Les deux producteurs reconnaissent que la conversion en régie biologique demande une importante adaptation. « Notre objectif est de cultiver en travail minimum », indique William Maillette. « On a beaucoup de travail de recherche à faire sur les bonnes variétés, les meilleures techniques de travail du sol. »
L’entreprise, qui cultivait jusqu’à 80 hectares de haricots en mode conventionnel, en avait 28 en biologique l’an dernier et 14 cette année.
« L’an dernier, on a récolté environ 2 000 kilos à l’hectare contre 900 à 1 000 cette année », explique Philippe Gras. « En 2022, on avait labouré et on a eu d’excellents résultats l’année suivante. On se demande donc s’il n’est pas préférable de labourer avant de semer. »
S’inspirer des modèles
Le producteur Sylvain Deschenes, de Saint-Léon-le-Grand en Mauricie, était du nombre des participants à la rencontre de Grand-Saint-Esprit parce qu’il effectue présentement une conversion de ses cultures en mode biologique et souhaite intégrer la culture de haricots secs dès 2025.
En gestion conventionnelle, il récolte plus de six tonnes de haricots sur deux parcelles de quatre hectares.
« Je sais que la conversion en régie biologique représente un défi et je suis ici pour apprendre de ceux qui ont déjà de l’expérience », dit le producteur.
Une récente publication du Centre de référence en agriculture et agroalimentaire du Québec (CRAAQ) explique que cette culture est de plus en plus perçue comme une stratégie gagnante par les producteurs et donne un certain nombre de conseils pour tenter l’expérience.

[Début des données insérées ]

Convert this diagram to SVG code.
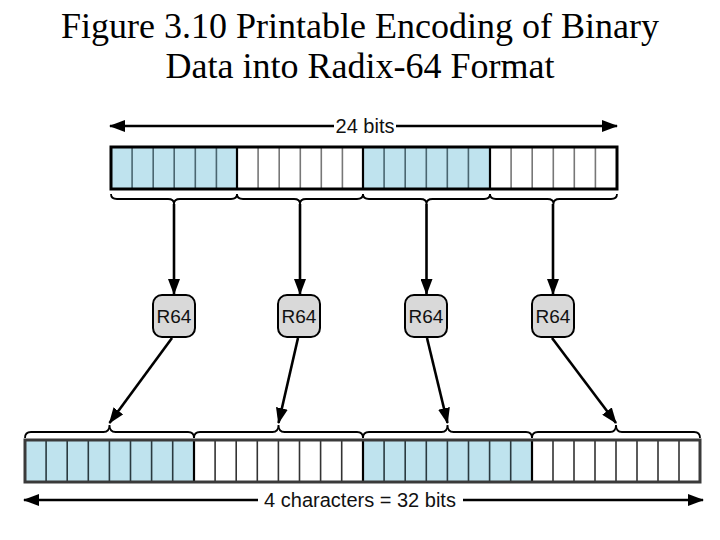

« Pour obtenir de bons résultats, peut-on y lire, il est primordial de choisir un cultivar à haut rendement, résistant aux maladies et adapté aux conditions agroclimatiques de sa région. Ce choix doit aussi reposer sur l’équipement de récolte disponible. En effet, si la moissonneuse-batteuse conventionnelle convient bien pour les haricots à petits grains, elle nécessitera des modifications pour la récolte de grains plus gros comme ceux des haricots canneberges ou rognons rouges, par exemple. »
Le haricot sec bio : un marché à développer
Il est difficile pour le président de la compagnie Haribec de comprendre pourquoi la population du Québec ne consomme pas davantage de haricots secs. « On consomme des haricots secs partout dans le monde », dit Pierre-Marc Brodeur, qui participait à la journée à la ferme de Grand-Saint-Esprit. « Le haricot sec est une protéine végétale qui ne nécessite pas de transformation et qui va du champ à l’assiette. »
Dans 25 pays
Son entreprise de Massueville près de Sorel commercialise dans 25 pays six variétés de haricots secs cultivées en régie conventionnelle et trois en régie biologique. Au total, une dizaine de tonnes de légumineuses transitent par l’entreprise, dont environ cinq proviennent de producteurs québécois. « On pourrait en produire beaucoup plus au Québec et on le vendrait, c’est certain », dit-il.
Une année record
C’est en partenariat avec des producteurs du Québec, dont ceux de la ferme Les cultures du Grand, que Haribec a entrepris d’explorer le marché des haricots secs biologiques.
« Cette année sera sans doute celle où on aura semé le plus de haricots secs bio », soutient l’homme d’affaires. Pour lui, la culture du haricot en régie bio s’inscrit surtout dans la perspective d’une stratégie de rotation des cultures dans les champs des producteurs bio.